PROBLEM STATEMENT:
Retype these lines and no others: the line holding "Reproduce this diagram with TikZ.", the line holding "(pfd) at (7,-10.29)", and all lines between them. Pictures stay out.

RECORDS SHOWN:
━━━

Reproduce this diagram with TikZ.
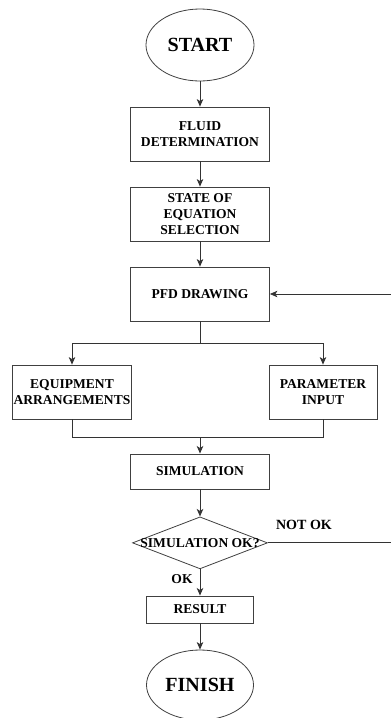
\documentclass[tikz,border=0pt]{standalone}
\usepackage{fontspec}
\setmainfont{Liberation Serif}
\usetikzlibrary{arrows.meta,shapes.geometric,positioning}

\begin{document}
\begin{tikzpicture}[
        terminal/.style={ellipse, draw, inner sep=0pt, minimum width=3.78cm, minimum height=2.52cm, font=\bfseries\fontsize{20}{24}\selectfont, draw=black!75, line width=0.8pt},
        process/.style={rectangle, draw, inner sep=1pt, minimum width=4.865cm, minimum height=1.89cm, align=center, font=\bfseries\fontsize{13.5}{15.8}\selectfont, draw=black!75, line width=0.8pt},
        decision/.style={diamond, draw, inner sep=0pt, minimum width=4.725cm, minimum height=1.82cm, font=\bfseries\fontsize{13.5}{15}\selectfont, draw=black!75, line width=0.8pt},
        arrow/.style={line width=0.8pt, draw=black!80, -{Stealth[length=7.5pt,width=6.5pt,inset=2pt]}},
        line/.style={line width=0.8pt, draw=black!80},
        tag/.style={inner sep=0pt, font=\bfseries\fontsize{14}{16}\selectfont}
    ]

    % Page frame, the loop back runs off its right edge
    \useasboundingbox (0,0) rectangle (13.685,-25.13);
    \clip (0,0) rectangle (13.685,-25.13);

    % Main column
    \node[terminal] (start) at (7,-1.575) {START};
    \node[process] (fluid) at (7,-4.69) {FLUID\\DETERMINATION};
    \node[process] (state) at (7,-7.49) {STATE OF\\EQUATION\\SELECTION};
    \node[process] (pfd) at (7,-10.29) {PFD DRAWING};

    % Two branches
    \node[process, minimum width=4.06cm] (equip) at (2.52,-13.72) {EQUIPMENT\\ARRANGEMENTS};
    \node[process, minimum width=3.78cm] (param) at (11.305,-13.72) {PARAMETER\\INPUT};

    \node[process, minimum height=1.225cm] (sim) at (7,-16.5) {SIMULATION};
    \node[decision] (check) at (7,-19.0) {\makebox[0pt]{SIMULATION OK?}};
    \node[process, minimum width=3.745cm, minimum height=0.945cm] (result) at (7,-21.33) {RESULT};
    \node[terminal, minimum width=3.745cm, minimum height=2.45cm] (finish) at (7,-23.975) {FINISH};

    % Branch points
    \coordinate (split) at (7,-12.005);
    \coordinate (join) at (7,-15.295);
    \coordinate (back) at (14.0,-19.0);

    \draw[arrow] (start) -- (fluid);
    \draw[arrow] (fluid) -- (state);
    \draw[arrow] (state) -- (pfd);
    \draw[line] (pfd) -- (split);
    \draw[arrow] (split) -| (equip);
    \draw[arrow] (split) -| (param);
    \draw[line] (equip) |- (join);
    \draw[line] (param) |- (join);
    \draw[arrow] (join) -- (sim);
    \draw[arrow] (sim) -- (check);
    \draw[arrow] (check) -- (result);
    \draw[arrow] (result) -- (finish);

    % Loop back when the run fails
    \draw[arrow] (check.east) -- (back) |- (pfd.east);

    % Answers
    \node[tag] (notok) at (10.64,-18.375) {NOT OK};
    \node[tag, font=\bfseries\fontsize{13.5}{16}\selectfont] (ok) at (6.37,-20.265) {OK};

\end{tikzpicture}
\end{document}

━━━

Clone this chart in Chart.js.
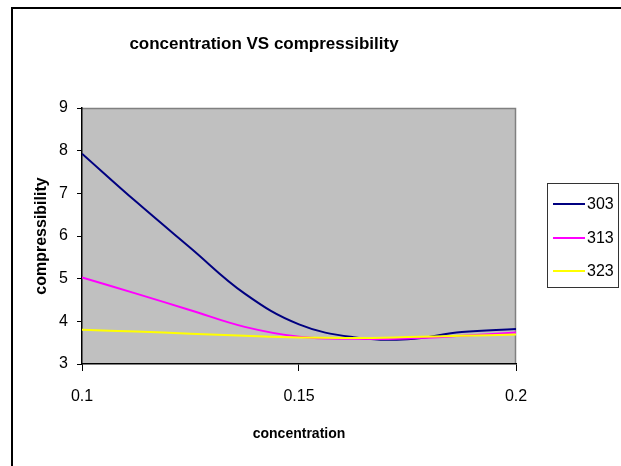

━━━

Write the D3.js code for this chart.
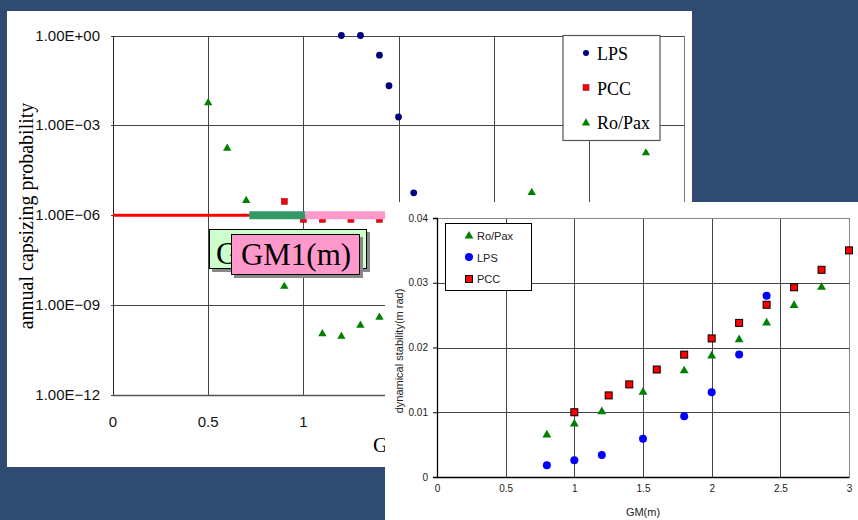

━━━

THE OUTPUT:
Reproduce this diagram with TikZ.
\documentclass[tikz,border=0pt]{standalone}
\usepackage{fontspec}
\setmainfont{Liberation Serif}
\usetikzlibrary{arrows.meta,shapes.geometric,positioning}

\begin{document}
\begin{tikzpicture}[
        terminal/.style={ellipse, draw, inner sep=0pt, minimum width=3.78cm, minimum height=2.52cm, font=\bfseries\fontsize{20}{24}\selectfont, draw=black!75, line width=0.8pt},
        process/.style={rectangle, draw, inner sep=1pt, minimum width=4.865cm, minimum height=1.89cm, align=center, font=\bfseries\fontsize{13.5}{15.8}\selectfont, draw=black!75, line width=0.8pt},
        decision/.style={diamond, draw, inner sep=0pt, minimum width=4.725cm, minimum height=1.82cm, font=\bfseries\fontsize{13.5}{15}\selectfont, draw=black!75, line width=0.8pt},
        arrow/.style={line width=0.8pt, draw=black!80, -{Stealth[length=7.5pt,width=6.5pt,inset=2pt]}},
        line/.style={line width=0.8pt, draw=black!80},
        tag/.style={inner sep=0pt, font=\bfseries\fontsize{14}{16}\selectfont}
    ]

    % Page frame, the loop back runs off its right edge
    \useasboundingbox (0,0) rectangle (13.685,-25.13);
    \clip (0,0) rectangle (13.685,-25.13);

    % Main column
    \node[terminal] (start) at (7,-1.575) {START};
    \node[process] (fluid) at (7,-4.69) {FLUID\\DETERMINATION};
    \node[process] (state) at (7,-7.49) {STATE OF\\EQUATION\\SELECTION};
    \node[process] (pfd) at (7,-10.29) {PFD DRAWING};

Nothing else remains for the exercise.